How to Measure Flour Correctly (Why Your Cup Weighs Too Much)
If your cookies spread like cardboard and your muffins could anchor a boat, the culprit is almost never the recipe — it’s the flour measurement. Flour compacts so easily that the same “1 cup” can vary by 30% depending on how it entered the cup. Here’s the two-minute fix.
The spoon-and-level method (the standard)
- Fluff. Stir the flour in its bag or bin with a spoon — it settles and compacts in storage.
- Spoon. Lightly spoon flour into the dry measuring cup until it mounds above the rim. Don’t shake, tap, or press.
- Level. Sweep a straight edge (the back of a knife) across the rim.
Done this way, one cup of all-purpose flour weighs about 120 grams — the value King Arthur Baking and most modern US recipe developers calibrate against.

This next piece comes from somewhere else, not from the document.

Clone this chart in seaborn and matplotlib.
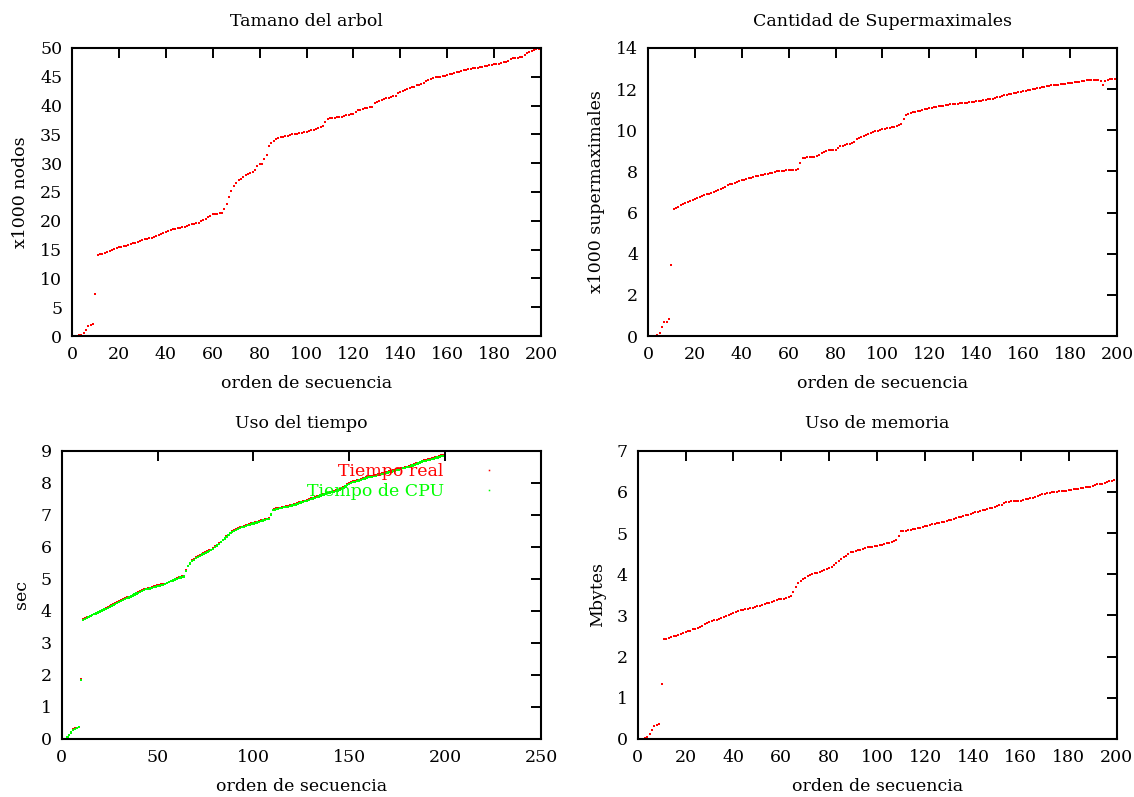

What the wrong method costs you
| How the cup was filled | Typical weight | Error vs 120 g |
|---|---|---|
| Spooned & leveled | ~120 g | baseline |
| Scooped from the bag | ~140–155 g | +17% to +29% |
| Scooped and tapped down | ~160 g+ | +33% or more |
| Sifted, then measured | ~100–110 g | −8% to −17% |
In a chocolate chip cookie recipe with 2¼ cups of flour, scooping adds roughly 60 extra grams — half a cup by weight. The dough turns stiff, the cookies bake up thick, pale and dry, and the recipe gets the blame.
Symptoms of too much flour
- Cookies that don’t spread and taste floury
- Cakes and muffins that are dense, domed and dry
- Bread dough that stays stiff and fights the knead
- Sauces and rouxs that clump or turn pasty
Or skip the technique entirely: weigh it
A digital kitchen scale removes every variable. Set the bowl on the scale, zero it, pour to 120 g per cup, done — faster than spooning, nothing to wash. Convert any recipe’s volumes with the cups-to-grams converter, and keep the baking conversion chart bookmarked for everything else.
Frequently asked questions
What does “spooned and leveled” mean?
Fluff the flour in its container, spoon it lightly into the measuring cup until it mounds over the rim without pressing, then sweep the excess off with a straight edge. That produces the ~120 g cup that US recipe developers write for.
How much does a scooped cup of flour weigh?
Dragging the measuring cup through the bag compacts the flour and typically yields 140–155 g instead of 120 g — up to 30% extra. In a 3-cup recipe, that is nearly a full extra cup of flour by weight.
Do I need to sift flour before measuring?
Only when the recipe says “1 cup sifted flour” (sift first, then measure). If it says “1 cup flour, sifted,” measure first and sift after. Modern recipes mostly skip sifting and rely on spoon-and-level or weight.
What is the most accurate way to measure flour?
A digital scale. 120 grams is 120 grams no matter how the flour was stored, humidified or compacted. Every serious US baking source — King Arthur, America’s Test Kitchen — recommends weighing.